▶ Task requirements
Reproduce the material below line by line, beginning with its first line and ending with the line that contains "(336,349) -- (486,349);"; leave out pictures.

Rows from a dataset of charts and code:
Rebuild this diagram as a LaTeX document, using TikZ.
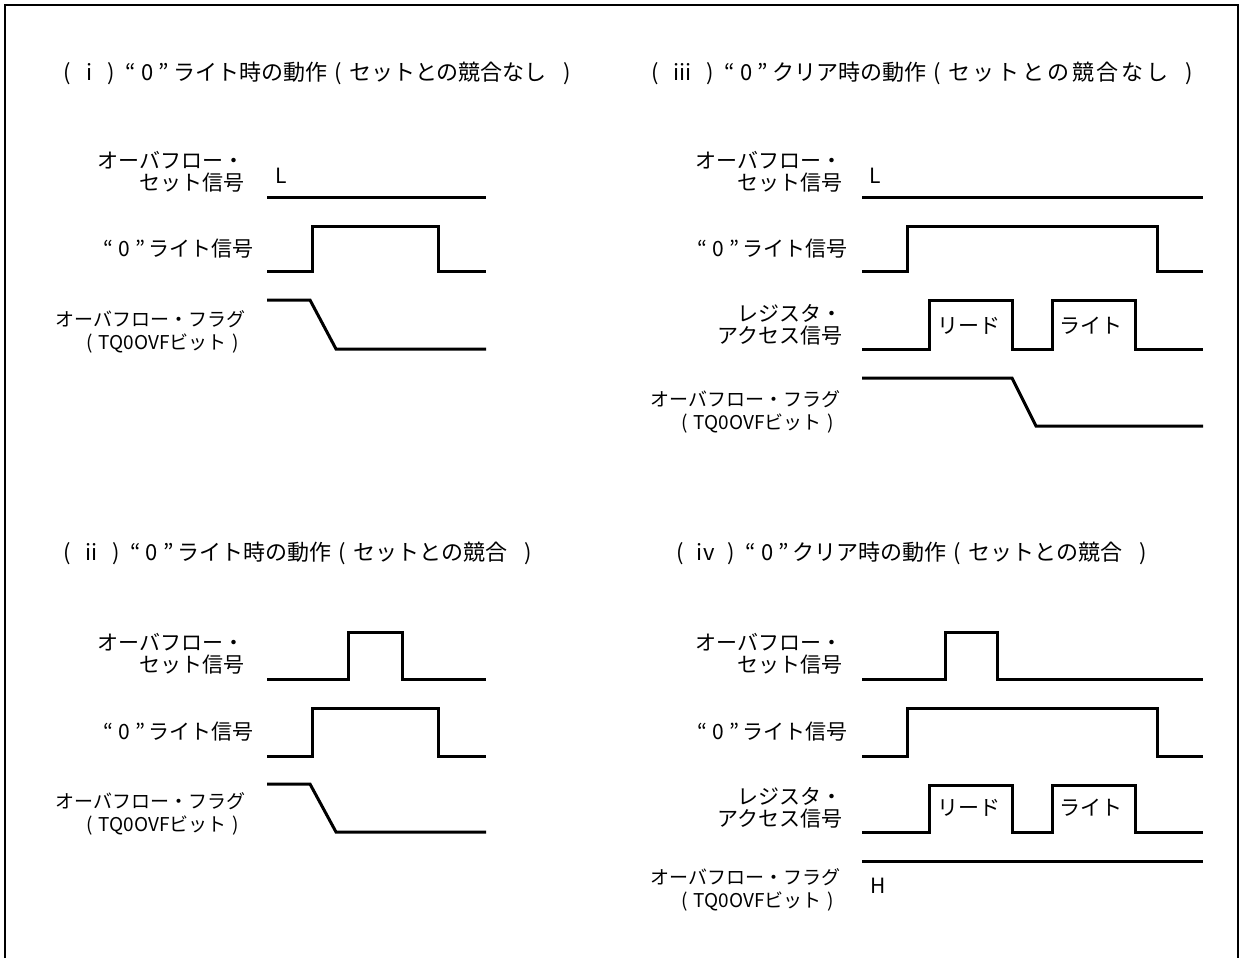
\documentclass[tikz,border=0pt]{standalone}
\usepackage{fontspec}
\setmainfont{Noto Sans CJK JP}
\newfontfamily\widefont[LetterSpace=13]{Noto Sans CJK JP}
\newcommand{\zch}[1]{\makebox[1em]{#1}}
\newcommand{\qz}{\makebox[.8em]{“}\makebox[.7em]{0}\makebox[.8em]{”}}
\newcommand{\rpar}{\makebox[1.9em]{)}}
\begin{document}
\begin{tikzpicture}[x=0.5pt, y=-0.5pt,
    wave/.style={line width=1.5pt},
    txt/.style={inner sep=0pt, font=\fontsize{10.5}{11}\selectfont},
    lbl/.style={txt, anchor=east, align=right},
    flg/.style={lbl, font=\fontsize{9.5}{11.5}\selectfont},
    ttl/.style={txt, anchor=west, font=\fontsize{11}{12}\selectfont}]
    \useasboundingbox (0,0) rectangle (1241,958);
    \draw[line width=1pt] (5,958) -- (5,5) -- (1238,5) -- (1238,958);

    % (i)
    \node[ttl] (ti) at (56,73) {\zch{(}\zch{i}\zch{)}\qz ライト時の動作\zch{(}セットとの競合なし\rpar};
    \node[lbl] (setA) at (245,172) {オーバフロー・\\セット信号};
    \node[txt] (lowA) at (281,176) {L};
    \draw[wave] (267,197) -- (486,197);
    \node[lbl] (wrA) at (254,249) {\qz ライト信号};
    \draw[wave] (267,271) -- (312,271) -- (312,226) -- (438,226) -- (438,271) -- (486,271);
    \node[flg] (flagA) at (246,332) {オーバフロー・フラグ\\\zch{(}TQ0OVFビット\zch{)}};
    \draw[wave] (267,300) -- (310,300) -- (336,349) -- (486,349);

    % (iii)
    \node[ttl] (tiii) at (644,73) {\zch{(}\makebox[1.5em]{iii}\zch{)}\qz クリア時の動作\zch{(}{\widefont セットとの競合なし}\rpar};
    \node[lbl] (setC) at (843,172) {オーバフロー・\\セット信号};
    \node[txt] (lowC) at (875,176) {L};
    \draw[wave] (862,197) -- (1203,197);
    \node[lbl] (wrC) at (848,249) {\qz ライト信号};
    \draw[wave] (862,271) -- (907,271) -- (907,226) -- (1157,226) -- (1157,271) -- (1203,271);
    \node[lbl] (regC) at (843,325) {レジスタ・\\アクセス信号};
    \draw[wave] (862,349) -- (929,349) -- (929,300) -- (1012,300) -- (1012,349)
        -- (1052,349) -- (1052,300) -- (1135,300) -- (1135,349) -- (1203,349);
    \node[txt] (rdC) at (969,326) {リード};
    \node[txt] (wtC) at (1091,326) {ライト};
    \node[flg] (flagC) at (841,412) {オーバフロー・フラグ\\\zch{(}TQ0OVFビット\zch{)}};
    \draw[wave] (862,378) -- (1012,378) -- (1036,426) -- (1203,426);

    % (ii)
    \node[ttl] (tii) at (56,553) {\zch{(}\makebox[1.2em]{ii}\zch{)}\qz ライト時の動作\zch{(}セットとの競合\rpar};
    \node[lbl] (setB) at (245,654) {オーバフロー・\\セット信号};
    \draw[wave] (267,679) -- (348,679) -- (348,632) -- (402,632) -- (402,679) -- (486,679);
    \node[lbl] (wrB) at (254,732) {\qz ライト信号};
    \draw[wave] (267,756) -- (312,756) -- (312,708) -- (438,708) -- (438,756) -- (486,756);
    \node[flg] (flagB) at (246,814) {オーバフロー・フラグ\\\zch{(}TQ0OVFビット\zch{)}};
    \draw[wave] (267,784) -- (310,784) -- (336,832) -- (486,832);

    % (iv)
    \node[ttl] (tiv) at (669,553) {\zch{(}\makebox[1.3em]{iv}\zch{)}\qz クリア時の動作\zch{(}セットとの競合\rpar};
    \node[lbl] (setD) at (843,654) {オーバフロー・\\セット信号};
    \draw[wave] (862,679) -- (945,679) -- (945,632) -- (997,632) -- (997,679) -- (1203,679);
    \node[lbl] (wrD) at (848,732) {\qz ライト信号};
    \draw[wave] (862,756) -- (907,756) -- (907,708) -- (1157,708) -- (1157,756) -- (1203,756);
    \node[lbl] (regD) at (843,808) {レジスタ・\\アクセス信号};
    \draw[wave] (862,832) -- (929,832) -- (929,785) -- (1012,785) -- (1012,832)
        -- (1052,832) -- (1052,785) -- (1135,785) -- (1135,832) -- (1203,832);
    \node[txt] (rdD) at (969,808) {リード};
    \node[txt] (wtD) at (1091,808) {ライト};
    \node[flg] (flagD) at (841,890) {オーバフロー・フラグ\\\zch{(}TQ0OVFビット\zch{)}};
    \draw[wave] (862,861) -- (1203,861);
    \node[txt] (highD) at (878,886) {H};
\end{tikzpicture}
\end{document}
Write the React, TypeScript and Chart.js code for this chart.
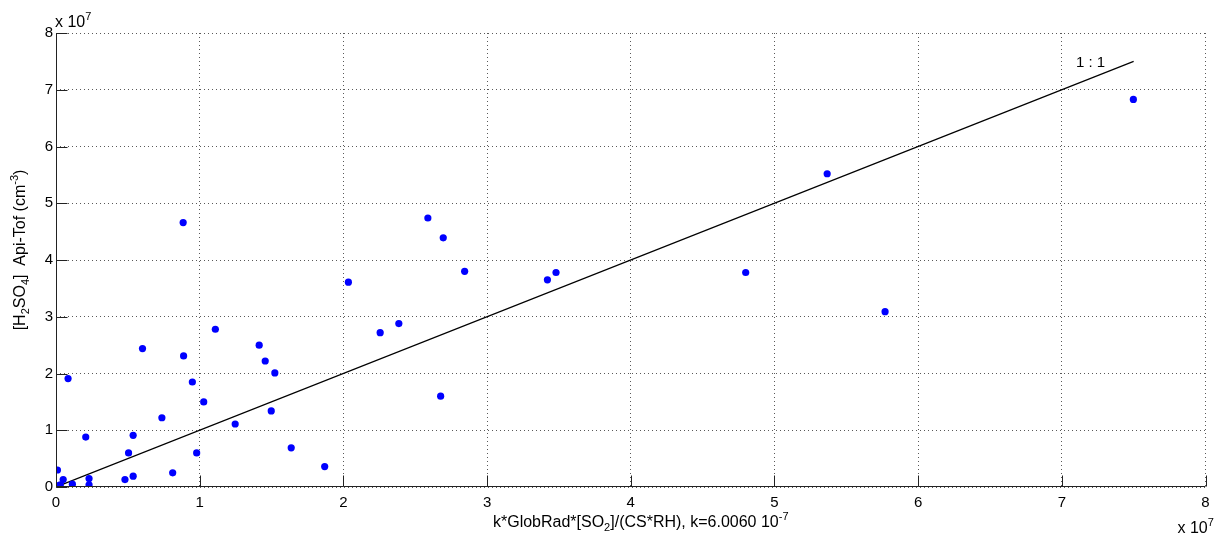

▶ Answer below
Rebuild this diagram as a LaTeX document, using TikZ.
\documentclass[tikz,border=0pt]{standalone}
\usepackage{fontspec}
\setmainfont{Noto Sans CJK JP}
\newfontfamily\widefont[LetterSpace=13]{Noto Sans CJK JP}
\newcommand{\zch}[1]{\makebox[1em]{#1}}
\newcommand{\qz}{\makebox[.8em]{“}\makebox[.7em]{0}\makebox[.8em]{”}}
\newcommand{\rpar}{\makebox[1.9em]{)}}
\begin{document}
\begin{tikzpicture}[x=0.5pt, y=-0.5pt,
    wave/.style={line width=1.5pt},
    txt/.style={inner sep=0pt, font=\fontsize{10.5}{11}\selectfont},
    lbl/.style={txt, anchor=east, align=right},
    flg/.style={lbl, font=\fontsize{9.5}{11.5}\selectfont},
    ttl/.style={txt, anchor=west, font=\fontsize{11}{12}\selectfont}]
    \useasboundingbox (0,0) rectangle (1241,958);
    \draw[line width=1pt] (5,958) -- (5,5) -- (1238,5) -- (1238,958);

    % (i)
    \node[ttl] (ti) at (56,73) {\zch{(}\zch{i}\zch{)}\qz ライト時の動作\zch{(}セットとの競合なし\rpar};
    \node[lbl] (setA) at (245,172) {オーバフロー・\\セット信号};
    \node[txt] (lowA) at (281,176) {L};
    \draw[wave] (267,197) -- (486,197);
    \node[lbl] (wrA) at (254,249) {\qz ライト信号};
    \draw[wave] (267,271) -- (312,271) -- (312,226) -- (438,226) -- (438,271) -- (486,271);
    \node[flg] (flagA) at (246,332) {オーバフロー・フラグ\\\zch{(}TQ0OVFビット\zch{)}};
    \draw[wave] (267,300) -- (310,300) -- (336,349) -- (486,349);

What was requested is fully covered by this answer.